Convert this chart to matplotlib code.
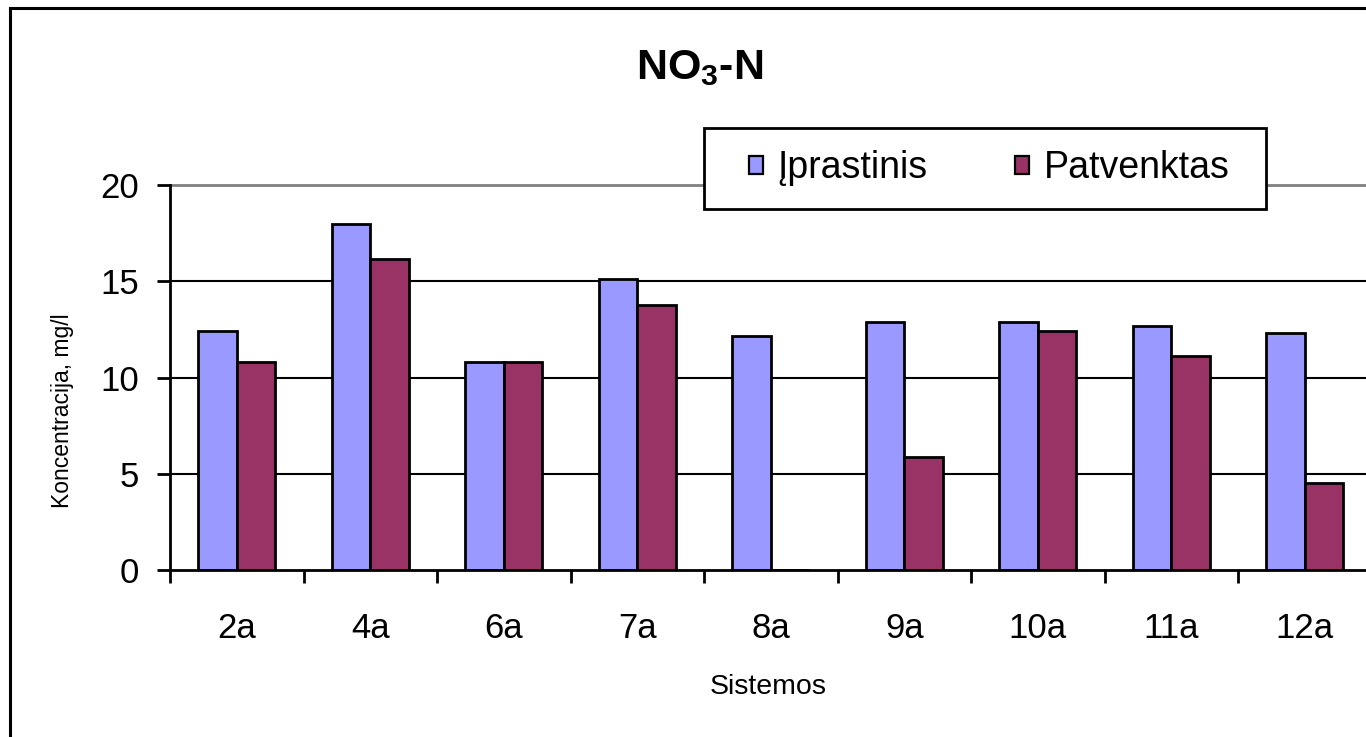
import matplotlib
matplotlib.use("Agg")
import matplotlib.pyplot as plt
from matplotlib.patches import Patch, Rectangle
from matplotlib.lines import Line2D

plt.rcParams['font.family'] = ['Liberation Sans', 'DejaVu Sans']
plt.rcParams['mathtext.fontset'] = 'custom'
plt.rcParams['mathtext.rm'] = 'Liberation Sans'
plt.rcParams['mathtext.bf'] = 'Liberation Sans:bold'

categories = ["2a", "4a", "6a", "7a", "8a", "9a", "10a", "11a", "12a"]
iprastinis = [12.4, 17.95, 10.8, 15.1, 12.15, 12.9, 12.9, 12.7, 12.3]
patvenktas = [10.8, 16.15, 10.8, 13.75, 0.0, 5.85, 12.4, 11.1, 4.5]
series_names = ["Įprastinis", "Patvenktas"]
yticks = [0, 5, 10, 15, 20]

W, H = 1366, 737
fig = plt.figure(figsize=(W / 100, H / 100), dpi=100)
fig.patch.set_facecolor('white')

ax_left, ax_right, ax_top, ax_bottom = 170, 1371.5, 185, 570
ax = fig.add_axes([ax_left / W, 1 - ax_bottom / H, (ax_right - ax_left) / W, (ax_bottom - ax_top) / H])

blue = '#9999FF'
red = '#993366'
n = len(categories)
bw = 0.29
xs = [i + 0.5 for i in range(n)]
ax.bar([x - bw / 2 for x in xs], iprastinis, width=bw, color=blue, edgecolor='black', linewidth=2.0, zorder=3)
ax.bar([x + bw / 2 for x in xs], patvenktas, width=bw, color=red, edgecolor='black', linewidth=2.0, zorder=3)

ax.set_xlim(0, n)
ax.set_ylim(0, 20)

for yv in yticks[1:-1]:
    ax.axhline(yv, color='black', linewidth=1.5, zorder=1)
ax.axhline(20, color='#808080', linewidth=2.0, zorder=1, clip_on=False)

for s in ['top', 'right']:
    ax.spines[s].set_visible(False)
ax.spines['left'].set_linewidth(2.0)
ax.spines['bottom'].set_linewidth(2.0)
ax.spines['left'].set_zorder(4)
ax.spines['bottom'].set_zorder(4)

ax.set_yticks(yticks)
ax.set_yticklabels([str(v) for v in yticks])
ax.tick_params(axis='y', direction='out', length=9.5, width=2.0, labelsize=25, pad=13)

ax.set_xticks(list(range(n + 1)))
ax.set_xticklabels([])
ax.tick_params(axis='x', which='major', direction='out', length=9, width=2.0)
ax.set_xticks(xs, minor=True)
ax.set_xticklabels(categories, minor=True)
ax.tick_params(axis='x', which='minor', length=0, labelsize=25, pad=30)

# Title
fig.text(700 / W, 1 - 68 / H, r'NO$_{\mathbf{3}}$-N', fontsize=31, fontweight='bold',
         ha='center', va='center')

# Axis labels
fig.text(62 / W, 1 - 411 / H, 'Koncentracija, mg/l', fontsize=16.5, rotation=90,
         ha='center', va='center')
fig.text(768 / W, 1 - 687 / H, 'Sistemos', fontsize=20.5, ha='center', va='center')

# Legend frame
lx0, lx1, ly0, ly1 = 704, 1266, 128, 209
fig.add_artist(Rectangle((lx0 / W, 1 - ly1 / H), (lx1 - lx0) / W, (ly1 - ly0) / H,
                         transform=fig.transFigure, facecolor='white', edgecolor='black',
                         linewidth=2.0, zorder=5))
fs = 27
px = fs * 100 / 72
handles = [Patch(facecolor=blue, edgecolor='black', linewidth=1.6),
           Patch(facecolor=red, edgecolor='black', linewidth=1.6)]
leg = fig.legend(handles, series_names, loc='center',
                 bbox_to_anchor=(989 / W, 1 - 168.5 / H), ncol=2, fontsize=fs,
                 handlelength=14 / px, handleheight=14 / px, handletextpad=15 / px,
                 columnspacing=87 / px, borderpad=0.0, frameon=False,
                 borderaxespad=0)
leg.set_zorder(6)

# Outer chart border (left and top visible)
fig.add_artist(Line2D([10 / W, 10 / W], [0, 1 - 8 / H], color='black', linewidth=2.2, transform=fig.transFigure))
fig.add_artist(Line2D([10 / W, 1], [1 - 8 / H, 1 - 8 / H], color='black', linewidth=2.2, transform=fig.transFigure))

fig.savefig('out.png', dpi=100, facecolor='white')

********************

> [GIVEN EXERCISE] Reproduce all of the data exactly; the pictures do not belong in the copy.

> [EXERCISE ANSWER]
Convert this chart to matplotlib code.
import matplotlib
matplotlib.use("Agg")
import matplotlib.pyplot as plt
from matplotlib.patches import Patch, Rectangle
from matplotlib.lines import Line2D

plt.rcParams['font.family'] = ['Liberation Sans', 'DejaVu Sans']
plt.rcParams['mathtext.fontset'] = 'custom'
plt.rcParams['mathtext.rm'] = 'Liberation Sans'
plt.rcParams['mathtext.bf'] = 'Liberation Sans:bold'

categories = ["2a", "4a", "6a", "7a", "8a", "9a", "10a", "11a", "12a"]
iprastinis = [12.4, 17.95, 10.8, 15.1, 12.15, 12.9, 12.9, 12.7, 12.3]
patvenktas = [10.8, 16.15, 10.8, 13.75, 0.0, 5.85, 12.4, 11.1, 4.5]
series_names = ["Įprastinis", "Patvenktas"]
yticks = [0, 5, 10, 15, 20]

W, H = 1366, 737
fig = plt.figure(figsize=(W / 100, H / 100), dpi=100)
fig.patch.set_facecolor('white')

ax_left, ax_right, ax_top, ax_bottom = 170, 1371.5, 185, 570
ax = fig.add_axes([ax_left / W, 1 - ax_bottom / H, (ax_right - ax_left) / W, (ax_bottom - ax_top) / H])

blue = '#9999FF'
red = '#993366'
n = len(categories)
bw = 0.29
xs = [i + 0.5 for i in range(n)]
ax.bar([x - bw / 2 for x in xs], iprastinis, width=bw, color=blue, edgecolor='black', linewidth=2.0, zorder=3)
ax.bar([x + bw / 2 for x in xs], patvenktas, width=bw, color=red, edgecolor='black', linewidth=2.0, zorder=3)

ax.set_xlim(0, n)
ax.set_ylim(0, 20)

for yv in yticks[1:-1]:
    ax.axhline(yv, color='black', linewidth=1.5, zorder=1)
ax.axhline(20, color='#808080', linewidth=2.0, zorder=1, clip_on=False)

for s in ['top', 'right']:
    ax.spines[s].set_visible(False)
ax.spines['left'].set_linewidth(2.0)
ax.spines['bottom'].set_linewidth(2.0)
ax.spines['left'].set_zorder(4)
ax.spines['bottom'].set_zorder(4)

ax.set_yticks(yticks)
ax.set_yticklabels([str(v) for v in yticks])
ax.tick_params(axis='y', direction='out', length=9.5, width=2.0, labelsize=25, pad=13)

ax.set_xticks(list(range(n + 1)))
ax.set_xticklabels([])
ax.tick_params(axis='x', which='major', direction='out', length=9, width=2.0)
ax.set_xticks(xs, minor=True)
ax.set_xticklabels(categories, minor=True)
ax.tick_params(axis='x', which='minor', length=0, labelsize=25, pad=30)

# Title
fig.text(700 / W, 1 - 68 / H, r'NO$_{\mathbf{3}}$-N', fontsize=31, fontweight='bold',
         ha='center', va='center')

# Axis labels
fig.text(62 / W, 1 - 411 / H, 'Koncentracija, mg/l', fontsize=16.5, rotation=90,
         ha='center', va='center')
fig.text(768 / W, 1 - 687 / H, 'Sistemos', fontsize=20.5, ha='center', va='center')

# Legend frame
lx0, lx1, ly0, ly1 = 704, 1266, 128, 209
fig.add_artist(Rectangle((lx0 / W, 1 - ly1 / H), (lx1 - lx0) / W, (ly1 - ly0) / H,
                         transform=fig.transFigure, facecolor='white', edgecolor='black',
                         linewidth=2.0, zorder=5))
fs = 27
px = fs * 100 / 72
handles = [Patch(facecolor=blue, edgecolor='black', linewidth=1.6),
           Patch(facecolor=red, edgecolor='black', linewidth=1.6)]
leg = fig.legend(handles, series_names, loc='center',
                 bbox_to_anchor=(989 / W, 1 - 168.5 / H), ncol=2, fontsize=fs,
                 handlelength=14 / px, handleheight=14 / px, handletextpad=15 / px,
                 columnspacing=87 / px, borderpad=0.0, frameon=False,
                 borderaxespad=0)
leg.set_zorder(6)

# Outer chart border (left and top visible)
fig.add_artist(Line2D([10 / W, 10 / W], [0, 1 - 8 / H], color='black', linewidth=2.2, transform=fig.transFigure))
fig.add_artist(Line2D([10 / W, 1], [1 - 8 / H, 1 - 8 / H], color='black', linewidth=2.2, transform=fig.transFigure))

fig.savefig('out.png', dpi=100, facecolor='white')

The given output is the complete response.